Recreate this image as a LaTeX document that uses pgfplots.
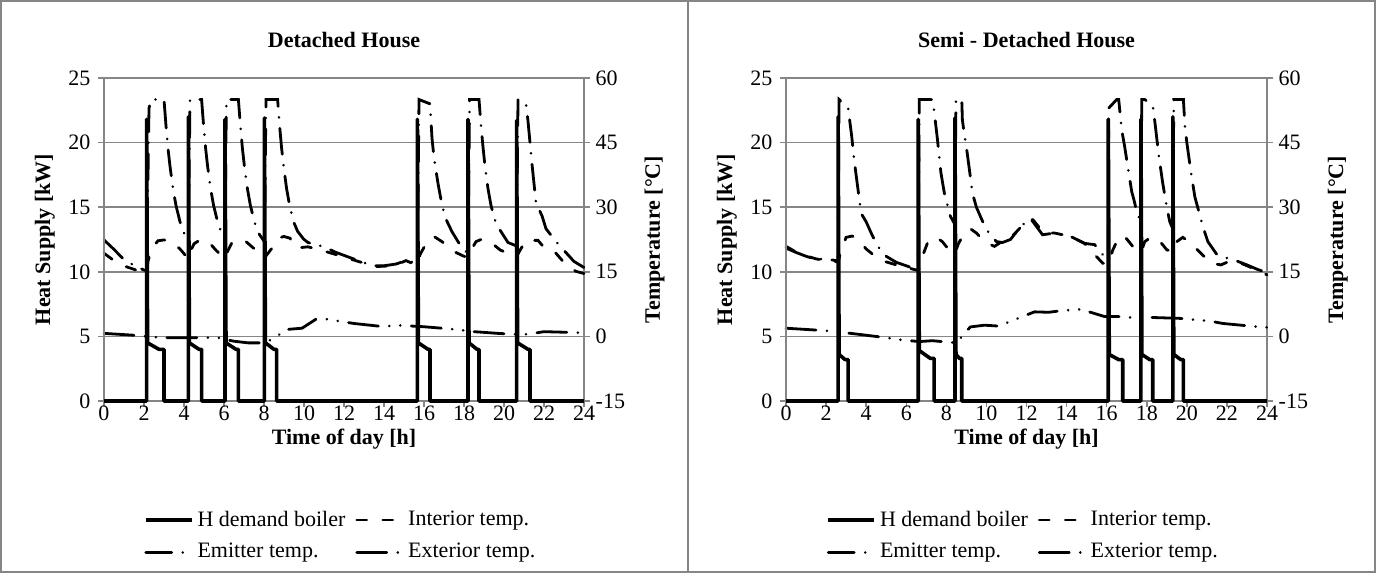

====================

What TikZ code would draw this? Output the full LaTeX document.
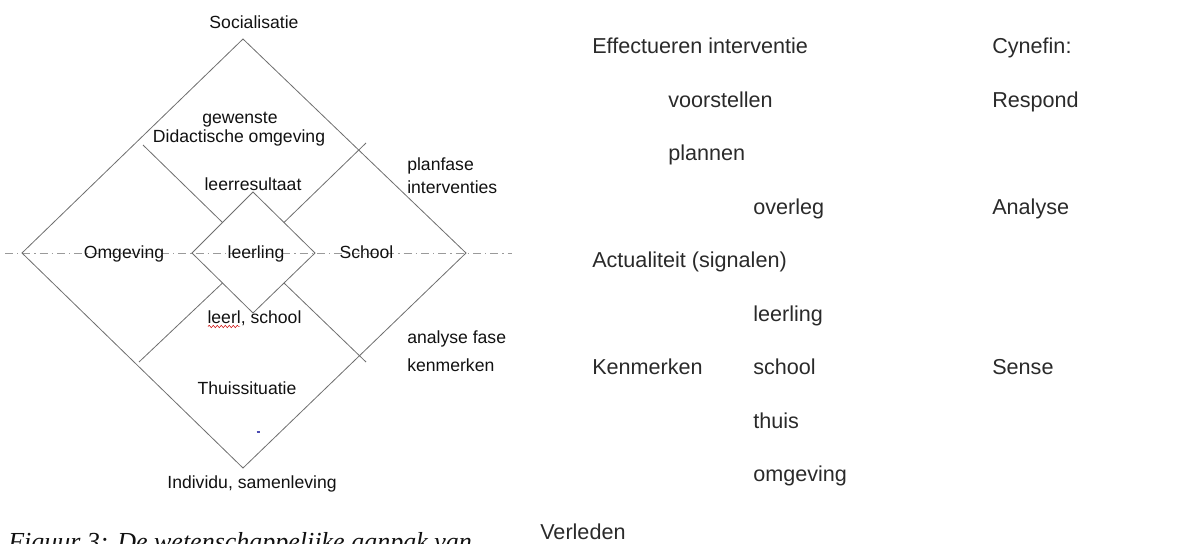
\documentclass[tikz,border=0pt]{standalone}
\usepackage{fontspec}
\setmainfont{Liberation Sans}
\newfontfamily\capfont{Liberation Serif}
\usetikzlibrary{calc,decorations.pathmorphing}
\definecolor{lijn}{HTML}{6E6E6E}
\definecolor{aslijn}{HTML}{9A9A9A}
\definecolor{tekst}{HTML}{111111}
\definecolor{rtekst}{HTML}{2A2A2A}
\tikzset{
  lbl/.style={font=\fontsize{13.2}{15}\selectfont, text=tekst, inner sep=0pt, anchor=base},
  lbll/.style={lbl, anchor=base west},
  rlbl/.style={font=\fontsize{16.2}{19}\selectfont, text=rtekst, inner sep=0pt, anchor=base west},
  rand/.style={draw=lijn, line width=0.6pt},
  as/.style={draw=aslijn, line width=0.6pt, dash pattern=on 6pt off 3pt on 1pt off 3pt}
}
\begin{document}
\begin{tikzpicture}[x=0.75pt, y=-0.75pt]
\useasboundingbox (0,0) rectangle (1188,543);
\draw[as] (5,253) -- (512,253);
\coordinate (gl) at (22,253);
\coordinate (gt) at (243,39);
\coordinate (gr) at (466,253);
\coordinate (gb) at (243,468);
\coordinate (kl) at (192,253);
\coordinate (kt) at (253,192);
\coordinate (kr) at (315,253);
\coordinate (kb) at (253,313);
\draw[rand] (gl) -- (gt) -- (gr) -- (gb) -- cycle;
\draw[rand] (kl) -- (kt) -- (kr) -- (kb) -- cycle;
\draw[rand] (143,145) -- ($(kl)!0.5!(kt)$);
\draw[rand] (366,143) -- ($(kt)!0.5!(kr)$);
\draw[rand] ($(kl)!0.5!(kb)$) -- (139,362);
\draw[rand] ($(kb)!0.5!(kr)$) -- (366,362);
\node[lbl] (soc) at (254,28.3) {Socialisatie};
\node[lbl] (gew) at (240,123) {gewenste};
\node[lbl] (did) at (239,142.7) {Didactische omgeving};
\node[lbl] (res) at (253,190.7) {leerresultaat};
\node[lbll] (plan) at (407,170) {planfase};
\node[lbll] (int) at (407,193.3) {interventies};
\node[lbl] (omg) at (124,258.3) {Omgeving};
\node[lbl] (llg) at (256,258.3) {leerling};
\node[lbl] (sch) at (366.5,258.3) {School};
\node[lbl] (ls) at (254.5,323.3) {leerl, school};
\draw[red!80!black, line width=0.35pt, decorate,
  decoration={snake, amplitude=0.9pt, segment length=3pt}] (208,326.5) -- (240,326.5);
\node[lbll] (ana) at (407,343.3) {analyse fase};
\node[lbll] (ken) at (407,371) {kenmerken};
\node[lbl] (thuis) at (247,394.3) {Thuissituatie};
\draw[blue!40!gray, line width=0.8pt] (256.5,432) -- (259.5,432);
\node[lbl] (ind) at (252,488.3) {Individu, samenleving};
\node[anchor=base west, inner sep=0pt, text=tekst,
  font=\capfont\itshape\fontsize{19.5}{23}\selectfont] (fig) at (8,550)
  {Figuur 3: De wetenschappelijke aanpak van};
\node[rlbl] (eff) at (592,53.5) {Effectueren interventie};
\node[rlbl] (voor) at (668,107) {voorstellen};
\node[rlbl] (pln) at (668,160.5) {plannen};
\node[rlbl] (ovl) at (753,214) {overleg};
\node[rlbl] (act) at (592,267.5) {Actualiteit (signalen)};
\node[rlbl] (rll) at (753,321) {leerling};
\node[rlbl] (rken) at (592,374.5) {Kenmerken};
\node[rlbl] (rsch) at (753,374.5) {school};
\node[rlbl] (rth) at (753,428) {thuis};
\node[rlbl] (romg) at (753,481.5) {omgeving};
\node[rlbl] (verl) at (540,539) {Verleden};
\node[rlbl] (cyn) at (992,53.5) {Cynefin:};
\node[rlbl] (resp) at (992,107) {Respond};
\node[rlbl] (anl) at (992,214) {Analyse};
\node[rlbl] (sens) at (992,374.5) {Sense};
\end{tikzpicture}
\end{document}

====================

## Task objective
Copy each line of the records above that carries the word "this".

## Full response
Recreate this image as a LaTeX document that uses pgfplots.
What TikZ code would draw this? Output the full LaTeX document.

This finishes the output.